Siegfried Waldvogel receives Manuel M. Baizer Award
International recognition for electrochemical research at Mainz University as the basis for sustainable technical innovations
11 November 2019
Chemistry Professor Siegfried R. Waldvogel from Johannes Gutenberg University Mainz (JGU) receives the 2020 Manuel M. Baizer Award from the Electrochemical Society (ECS), an international association based in the USA supporting scientific inquiry in the field of electrochemistry and solid-state science and technology. The Manuel M. Baizer Award, named after American chemist Manuel Mannheim Baizer, is considered one of the most prestigious awards in electrochemistry and is presented every two years. Waldvogel is only the second German to ever receive the award, which he will be presented with at the ECS annual conference in Montreal in May 2020. "So far the Manuel M. Baizer Award has been granted to very few European researchers," said Waldvogel. "This is all the more reason for me to be proud about it, because it illustrates the brilliance and impact of electrochemical research in Mainz."

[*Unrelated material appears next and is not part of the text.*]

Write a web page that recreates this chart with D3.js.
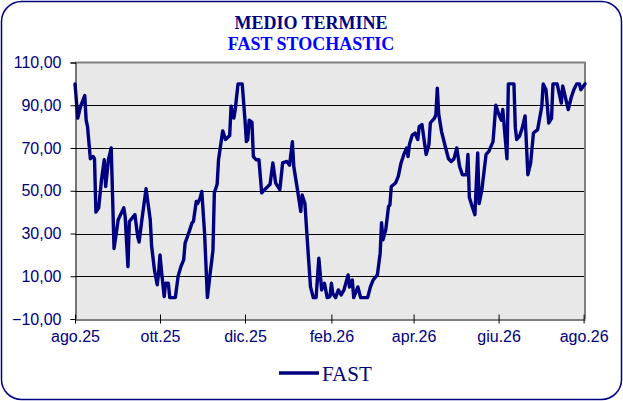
<!DOCTYPE html>
<html lang="it">
  <head>
    <meta charset="utf-8">
    <title>Medio termine - Fast Stochastic</title>
    <script src="https://cdn.jsdelivr.net/npm/d3@7"></script>
    <style>
      body { margin: 0; background: #fff; }
    </style>
  </head>
  <body>
    <script type="text/javascript">

    var w = 623;
    var h = 401;

    // chart data
    var dates = [
      "2025-08-01","2025-08-03","2025-08-05","2025-08-08","2025-08-09","2025-08-10","2025-08-12","2025-08-14","2025-08-15","2025-08-16",
      "2025-08-18","2025-08-20","2025-08-22","2025-08-23","2025-08-25","2025-08-27","2025-08-29","2025-09-01","2025-09-05","2025-09-06",
      "2025-09-08","2025-09-09","2025-09-13","2025-09-15","2025-09-16","2025-09-18","2025-09-21","2025-09-24","2025-09-25","2025-09-27",
      "2025-09-29","2025-09-30","2025-10-01","2025-10-02","2025-10-04","2025-10-05","2025-10-07","2025-10-08","2025-10-12","2025-10-14",
      "2025-10-16","2025-10-18","2025-10-19","2025-10-22","2025-10-24","2025-10-25","2025-10-27","2025-10-28","2025-10-30","2025-10-31",
      "2025-11-02","2025-11-04","2025-11-06","2025-11-08","2025-11-09","2025-11-11","2025-11-12","2025-11-15","2025-11-17","2025-11-20",
      "2025-11-21","2025-11-23","2025-11-24","2025-11-26","2025-11-29","2025-12-01","2025-12-02","2025-12-03","2025-12-04","2025-12-06",
      "2025-12-07","2025-12-09","2025-12-11","2025-12-13","2025-12-15","2025-12-19","2025-12-21","2025-12-23","2025-12-26","2025-12-28",
      "2025-12-31","2026-01-02","2026-01-04","2026-01-05","2026-01-08","2026-01-10","2026-01-11","2026-01-13","2026-01-15","2026-01-17",
      "2026-01-19","2026-01-21","2026-01-23","2026-01-25","2026-01-27","2026-01-29","2026-01-31","2026-02-01","2026-02-02","2026-02-04",
      "2026-02-06","2026-02-08","2026-02-10","2026-02-13","2026-02-14","2026-02-16","2026-02-17","2026-02-20","2026-02-22","2026-02-27",
      "2026-03-01","2026-03-03","2026-03-06","2026-03-08","2026-03-09","2026-03-10","2026-03-12","2026-03-14","2026-03-15","2026-03-16",
      "2026-03-19","2026-03-21","2026-03-23","2026-03-25","2026-03-27","2026-03-28","2026-03-29","2026-03-31","2026-04-02","2026-04-04",
      "2026-04-05","2026-04-07","2026-04-10","2026-04-12","2026-04-13","2026-04-16","2026-04-17","2026-04-18","2026-04-19","2026-04-21",
      "2026-04-24","2026-04-26","2026-04-28","2026-04-30","2026-05-02","2026-05-04","2026-05-06","2026-05-09","2026-05-10","2026-05-11",
      "2026-05-13","2026-05-15","2026-05-17","2026-05-18","2026-05-20","2026-05-23","2026-05-25","2026-05-28","2026-05-30","2026-06-01",
      "2026-06-03","2026-06-04","2026-06-07","2026-06-08","2026-06-12","2026-06-13","2026-06-14","2026-06-16","2026-06-18","2026-06-20",
      "2026-06-22","2026-06-24","2026-06-26","2026-06-29","2026-07-02","2026-07-03","2026-07-05","2026-07-07","2026-07-09","2026-07-10",
      "2026-07-13","2026-07-16","2026-07-17","2026-07-21","2026-07-23","2026-07-25","2026-07-27","2026-07-29","2026-07-30","2026-08-02"
    ];
    var fast = [
      100, 84, 89.5, 94.5, 83, 80, 65, 66, 65, 40,
      42, 55, 64.5, 52, 64.5, 70, 23, 36.4, 42, 38,
      14.5, 35.6, 38.8, 28.6, 26, 36.4, 51, 36.4, 24, 13,
      6, 11.4, 20, 13, 0.5, 6.7, 6.7, 0, 0, 10,
      14.5, 17.7, 25.5, 31, 35, 35.6, 45, 44, 47, 49.7,
      30, 0, 11.4, 22, 49, 53, 64.5, 78, 74, 75.8,
      89.5, 84, 88, 100, 100, 83, 73, 74, 83, 82,
      66, 64.5, 64.5, 49, 50.5, 53, 63, 53.6, 50.5, 63,
      63.7, 62, 73, 61.4, 49, 40.3, 48, 44, 24, 5,
      0, 0, 18.4, 3.6, 6.7, 0, 0.5, 6.7, 2, 0,
      3.6, 1.2, 3.6, 10.6, 5, 8.3, 0, 5, 0, 0,
      5, 8.3, 10.6, 20.8, 35, 27, 31.7, 42.6, 43.4, 52,
      53.6, 56.7, 63, 67, 70, 66, 71.6, 76, 77, 74,
      80, 81, 67, 71.6, 81.7, 84, 85.6, 98, 86, 77.8,
      70, 65, 63.7, 65, 70, 61.4, 57.5, 57.5, 67, 47,
      42.6, 38.8, 67.7, 44, 50.5, 67, 68.4, 73, 90, 86,
      83, 88, 65, 100, 100, 79.4, 74, 75.5, 79.4, 85,
      57.5, 63, 77, 78.6, 89.5, 100, 97.3, 81.7, 84, 100,
      100, 91, 99, 88, 93.4, 97.3, 100, 100, 97.3, 100
    ];
    var yTicks = [-10, 10, 30, 50, 70, 90, 110];
    var xTickDates = ["2025-08-01","2025-10-01","2025-12-01","2026-02-01","2026-04-01","2026-06-01","2026-08-01"];
    var xTickLabels = ["ago.25","ott.25","dic.25","feb.26","apr.26","giu.26","ago.26"];

    var parse = d3.timeParse("%Y-%m-%d");
    var data = dates.map(function(d, i) { return { date: parse(d), v: fast[i] }; });

    var navy = "#000080";
    var pL = 75, pR = 585, pT = 62.5, pB = 319;

    var svg = d3.select("body").append("svg").attr("width", w).attr("height", h);

    // outer rounded frame
    svg.append("rect").attr("x", 1.5).attr("y", 1.5).attr("width", w - 3).attr("height", h - 3)
      .attr("rx", 20).attr("ry", 20).attr("fill", "#fff").attr("stroke", navy).attr("stroke-width", 1.5);

    // titles
    svg.append("text").text("MEDIO TERMINE").attr("x", 311).attr("y", 28.5)
      .attr("text-anchor", "middle").attr("font-family", "'Liberation Serif', 'Times New Roman', serif")
      .attr("font-weight", "bold").attr("font-size", "18px").attr("fill", navy);
    svg.append("text").text("FAST STOCHASTIC").attr("x", 311).attr("y", 50)
      .attr("text-anchor", "middle").attr("font-family", "'Liberation Serif', 'Times New Roman', serif")
      .attr("font-weight", "bold").attr("font-size", "18px").attr("fill", "#0000ff");

    var x = d3.scaleTime().domain([parse("2025-08-01"), parse("2026-08-02")]).range([pL, pR]);
    var y = d3.scaleLinear().domain([-10, 110]).range([pB, pT]);

    // plot area
    svg.append("rect").attr("x", pL).attr("y", pT).attr("width", pR - pL).attr("height", pB - pT)
      .attr("fill", "#e8e8e8");

    // gridlines
    svg.selectAll("line.grid").data(yTicks.slice(1, -1)).enter().append("line").attr("class", "grid")
      .attr("x1", pL).attr("x2", pR)
      .attr("y1", function(d) { return Math.round(y(d)) + 0.5; })
      .attr("y2", function(d) { return Math.round(y(d)) + 0.5; })
      .attr("stroke", "#000").attr("stroke-width", 1);

    // gray top / right border
    svg.append("path").attr("d", "M" + pL + "," + pT + "H" + pR + "V" + pB)
      .attr("fill", "none").attr("stroke", "#808080").attr("stroke-width", 2);

    // series
    var line = d3.line().x(function(d) { return x(d.date); }).y(function(d) { return y(d.v); });
    svg.append("path").datum(data).attr("d", line).attr("fill", "none")
      .attr("stroke", navy).attr("stroke-width", 3.4).attr("stroke-linejoin", "round").attr("stroke-linecap", "round");

    // y axis
    var comma = d3.formatLocale({ decimal: ",", thousands: ".", grouping: [3], currency: ["", "€"] }).format(".2f");
    var yAxis = svg.append("g").attr("transform", "translate(" + (pL + 0.5) + ",0)")
      .call(d3.axisLeft(y).tickValues(yTicks).tickFormat(comma).tickSize(5).tickPadding(9));
    yAxis.selectAll("text").attr("font-family", "'Liberation Sans', Arial, sans-serif").attr("font-size", "16px").attr("fill", navy);

    // x axis
    var xAxis = svg.append("g").attr("transform", "translate(0," + (pB + 0.5) + ")")
      .call(d3.axisBottom(x).tickValues(xTickDates.map(parse))
        .tickFormat(function(d, i) { return xTickLabels[i]; }).tickSizeInner(4).tickSizeOuter(0).tickPadding(7));
    xAxis.selectAll(".tick line").attr("y1", -5);
    xAxis.selectAll("text").attr("font-family", "'Liberation Sans', Arial, sans-serif").attr("font-size", "16px").attr("fill", navy);
    svg.selectAll(".domain").attr("stroke", "#000");

    // legend
    svg.append("line").attr("x1", 279).attr("x2", 319).attr("y1", 373).attr("y2", 373)
      .attr("stroke", navy).attr("stroke-width", 3.5);
    svg.append("text").text("FAST").attr("x", 322).attr("y", 380.5)
      .attr("font-family", "'Liberation Serif', 'Times New Roman', serif").attr("font-size", "21px").attr("fill", navy);

    </script>
  </body>
</html>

Professor Siegfried Waldvogel is Head of the Institute of Organic Chemistry at JGU, speaker of the Sustainable Chemistry as the Key to Innovation in Resource-efficient Science in the Anthropocene (SusInnoScience) top-level research area of the university, funded by the Rhineland-Palatinate Research Initiative, and Director of the Gutenberg Research College (GRC), the central institution for promoting cutting-edge research at JGU. He has been working for about 20 years in electrosynthesis, a discipline that replaces chemical reagents by electricity and thus forms the basis for particularly sustainable chemical product manufacturing. His activities have resulted in more than 30 patents and the launch of the start-up ESy-Labs GmbH. "Electrochemistry helps avoid the use of scarce and precious metals," explained Waldvogel. "In connection with the global energy transition and the generation of electricity from renewable energy, the electrification of chemistry is unavoidable, simply because energy surpluses can be used for the production of valuable products."